→ **EXERCISE DETAILS**
Write the data out again, character for character, with no images.

#### DATA EXTRACT ####

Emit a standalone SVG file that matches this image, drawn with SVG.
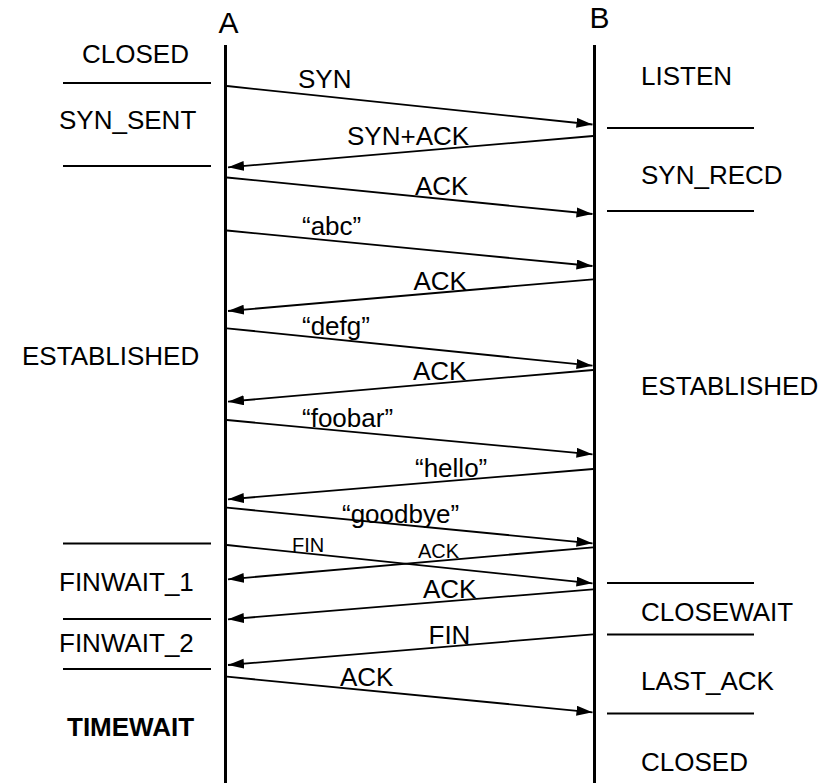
<svg xmlns="http://www.w3.org/2000/svg" width="825" height="783" viewBox="0 0 825 783">
<style>
text{font-family:"Liberation Sans",Arial,sans-serif;fill:#000}
.h{font-size:30px}
.s{font-size:26px}
.m{font-size:26px}
.sm{font-size:20px}
.b{font-weight:bold}
.life{stroke:#000;stroke-width:3}
.sep{stroke:#000;stroke-width:2}
.msg{stroke:#000;stroke-width:1.8;fill:none;marker-end:url(#ah)}
</style>
<defs>
<marker id="ah" markerUnits="userSpaceOnUse" markerWidth="17" markerHeight="11" refX="16" refY="5" orient="auto">
<path d="M0,0 L16,5 L0,10 z" fill="#000"/>
</marker>
</defs>
<rect width="825" height="783" fill="#fff"/>
<g id="lifelineA">
<text class="h" x="228.5" y="33" text-anchor="middle">A</text>
<line class="life" x1="225.5" y1="45" x2="225.5" y2="783"/>
</g>
<g id="lifelineB">
<text class="h" x="599.5" y="28" text-anchor="middle">B</text>
<line class="life" x1="594.5" y1="45" x2="594.5" y2="783"/>
</g>
<g id="statesA">
<text class="s" x="82" y="63">CLOSED</text>
<line class="sep" x1="63" y1="83" x2="211" y2="83"/>
<text class="s" x="59" y="129">SYN_SENT</text>
<line class="sep" x1="63" y1="166" x2="211" y2="166"/>
<text class="s" x="22" y="365">ESTABLISHED</text>
<line class="sep" x1="63" y1="543.5" x2="211" y2="543.5"/>
<text class="s" x="59" y="591">FINWAIT_1</text>
<line class="sep" x1="63" y1="619" x2="211" y2="619"/>
<text class="s" x="59" y="652">FINWAIT_2</text>
<line class="sep" x1="63" y1="669" x2="211" y2="669"/>
<text class="s b" x="67" y="736">TIMEWAIT</text>
</g>
<g id="statesB">
<text class="s" x="641" y="85">LISTEN</text>
<line class="sep" x1="607" y1="128" x2="754" y2="128"/>
<text class="s" x="641" y="184">SYN_RECD</text>
<line class="sep" x1="607" y1="211" x2="754" y2="211"/>
<text class="s" x="641" y="395">ESTABLISHED</text>
<line class="sep" x1="607" y1="583" x2="754" y2="583"/>
<text class="s" x="641" y="621">CLOSEWAIT</text>
<line class="sep" x1="607" y1="634.5" x2="754" y2="634.5"/>
<text class="s" x="641" y="690">LAST_ACK</text>
<line class="sep" x1="607" y1="713.5" x2="754" y2="713.5"/>
<text class="s" x="641" y="771">CLOSED</text>
</g>
<g id="connectors">
<line class="msg" x1="227" y1="86" x2="592.5" y2="124.5"/>
<line class="msg" x1="593" y1="136" x2="228" y2="167.3"/>
<line class="msg" x1="227" y1="177.5" x2="592.5" y2="214"/>
<line class="msg" x1="227" y1="230.5" x2="592.5" y2="266"/>
<line class="msg" x1="593" y1="279.3" x2="228" y2="311"/>
<line class="msg" x1="227" y1="328.3" x2="592.5" y2="365.7"/>
<line class="msg" x1="593" y1="370" x2="228" y2="401.7"/>
<line class="msg" x1="227" y1="420" x2="592.5" y2="454.3"/>
<line class="msg" x1="593" y1="469" x2="228" y2="499.3"/>
<line class="msg" x1="227" y1="507.7" x2="592.5" y2="543.3"/>
<line class="msg" x1="593" y1="547.3" x2="228" y2="579.3"/>
<line class="msg" x1="227" y1="545" x2="592.5" y2="583.3"/>
<line class="msg" x1="593" y1="589.3" x2="228" y2="619.3"/>
<line class="msg" x1="593" y1="634.3" x2="228" y2="665"/>
<line class="msg" x1="227" y1="676.7" x2="592.5" y2="712.3"/>
</g>
<g id="labels">
<text class="m" x="298" y="88">SYN</text>
<text class="m" x="347" y="145">SYN+ACK</text>
<text class="m" x="415" y="195">ACK</text>
<text class="m" x="302" y="235">“abc”</text>
<text class="m" x="413.5" y="290">ACK</text>
<text class="m" x="302" y="335">“defg”</text>
<text class="m" x="413" y="380">ACK</text>
<text class="m" x="302" y="426.5">“foobar”</text>
<text class="m" x="415" y="476.5">“hello”</text>
<text class="m" x="342" y="523">“goodbye”</text>
<text class="sm" x="292" y="551.5">FIN</text>
<text class="sm" x="418" y="558.3">ACK</text>
<text class="m" x="423" y="598">ACK</text>
<text class="m" x="428.5" y="644">FIN</text>
<text class="m" x="340" y="685.5">ACK</text>
</g>
</svg>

####

→ **EXERCISE OUTPUT**
Emit a standalone SVG file that matches this image, drawn with SVG.
<svg xmlns="http://www.w3.org/2000/svg" width="825" height="783" viewBox="0 0 825 783">
<style>
text{font-family:"Liberation Sans",Arial,sans-serif;fill:#000}
.h{font-size:30px}
.s{font-size:26px}
.m{font-size:26px}
.sm{font-size:20px}
.b{font-weight:bold}
.life{stroke:#000;stroke-width:3}
.sep{stroke:#000;stroke-width:2}
.msg{stroke:#000;stroke-width:1.8;fill:none;marker-end:url(#ah)}
</style>
<defs>
<marker id="ah" markerUnits="userSpaceOnUse" markerWidth="17" markerHeight="11" refX="16" refY="5" orient="auto">
<path d="M0,0 L16,5 L0,10 z" fill="#000"/>
</marker>
</defs>
<rect width="825" height="783" fill="#fff"/>
<g id="lifelineA">
<text class="h" x="228.5" y="33" text-anchor="middle">A</text>
<line class="life" x1="225.5" y1="45" x2="225.5" y2="783"/>
</g>
<g id="lifelineB">
<text class="h" x="599.5" y="28" text-anchor="middle">B</text>
<line class="life" x1="594.5" y1="45" x2="594.5" y2="783"/>
</g>
<g id="statesA">
<text class="s" x="82" y="63">CLOSED</text>
<line class="sep" x1="63" y1="83" x2="211" y2="83"/>
<text class="s" x="59" y="129">SYN_SENT</text>
<line class="sep" x1="63" y1="166" x2="211" y2="166"/>
<text class="s" x="22" y="365">ESTABLISHED</text>
<line class="sep" x1="63" y1="543.5" x2="211" y2="543.5"/>
<text class="s" x="59" y="591">FINWAIT_1</text>
<line class="sep" x1="63" y1="619" x2="211" y2="619"/>
<text class="s" x="59" y="652">FINWAIT_2</text>
<line class="sep" x1="63" y1="669" x2="211" y2="669"/>
<text class="s b" x="67" y="736">TIMEWAIT</text>
</g>
<g id="statesB">
<text class="s" x="641" y="85">LISTEN</text>
<line class="sep" x1="607" y1="128" x2="754" y2="128"/>
<text class="s" x="641" y="184">SYN_RECD</text>
<line class="sep" x1="607" y1="211" x2="754" y2="211"/>
<text class="s" x="641" y="395">ESTABLISHED</text>
<line class="sep" x1="607" y1="583" x2="754" y2="583"/>
<text class="s" x="641" y="621">CLOSEWAIT</text>
<line class="sep" x1="607" y1="634.5" x2="754" y2="634.5"/>
<text class="s" x="641" y="690">LAST_ACK</text>
<line class="sep" x1="607" y1="713.5" x2="754" y2="713.5"/>
<text class="s" x="641" y="771">CLOSED</text>
</g>
<g id="connectors">
<line class="msg" x1="227" y1="86" x2="592.5" y2="124.5"/>
<line class="msg" x1="593" y1="136" x2="228" y2="167.3"/>
<line class="msg" x1="227" y1="177.5" x2="592.5" y2="214"/>
<line class="msg" x1="227" y1="230.5" x2="592.5" y2="266"/>
<line class="msg" x1="593" y1="279.3" x2="228" y2="311"/>
<line class="msg" x1="227" y1="328.3" x2="592.5" y2="365.7"/>
<line class="msg" x1="593" y1="370" x2="228" y2="401.7"/>
<line class="msg" x1="227" y1="420" x2="592.5" y2="454.3"/>
<line class="msg" x1="593" y1="469" x2="228" y2="499.3"/>
<line class="msg" x1="227" y1="507.7" x2="592.5" y2="543.3"/>
<line class="msg" x1="593" y1="547.3" x2="228" y2="579.3"/>
<line class="msg" x1="227" y1="545" x2="592.5" y2="583.3"/>
<line class="msg" x1="593" y1="589.3" x2="228" y2="619.3"/>
<line class="msg" x1="593" y1="634.3" x2="228" y2="665"/>
<line class="msg" x1="227" y1="676.7" x2="592.5" y2="712.3"/>
</g>
<g id="labels">
<text class="m" x="298" y="88">SYN</text>
<text class="m" x="347" y="145">SYN+ACK</text>
<text class="m" x="415" y="195">ACK</text>
<text class="m" x="302" y="235">“abc”</text>
<text class="m" x="413.5" y="290">ACK</text>
<text class="m" x="302" y="335">“defg”</text>
<text class="m" x="413" y="380">ACK</text>
<text class="m" x="302" y="426.5">“foobar”</text>
<text class="m" x="415" y="476.5">“hello”</text>
<text class="m" x="342" y="523">“goodbye”</text>
<text class="sm" x="292" y="551.5">FIN</text>
<text class="sm" x="418" y="558.3">ACK</text>
<text class="m" x="423" y="598">ACK</text>
<text class="m" x="428.5" y="644">FIN</text>
<text class="m" x="340" y="685.5">ACK</text>
</g>
</svg>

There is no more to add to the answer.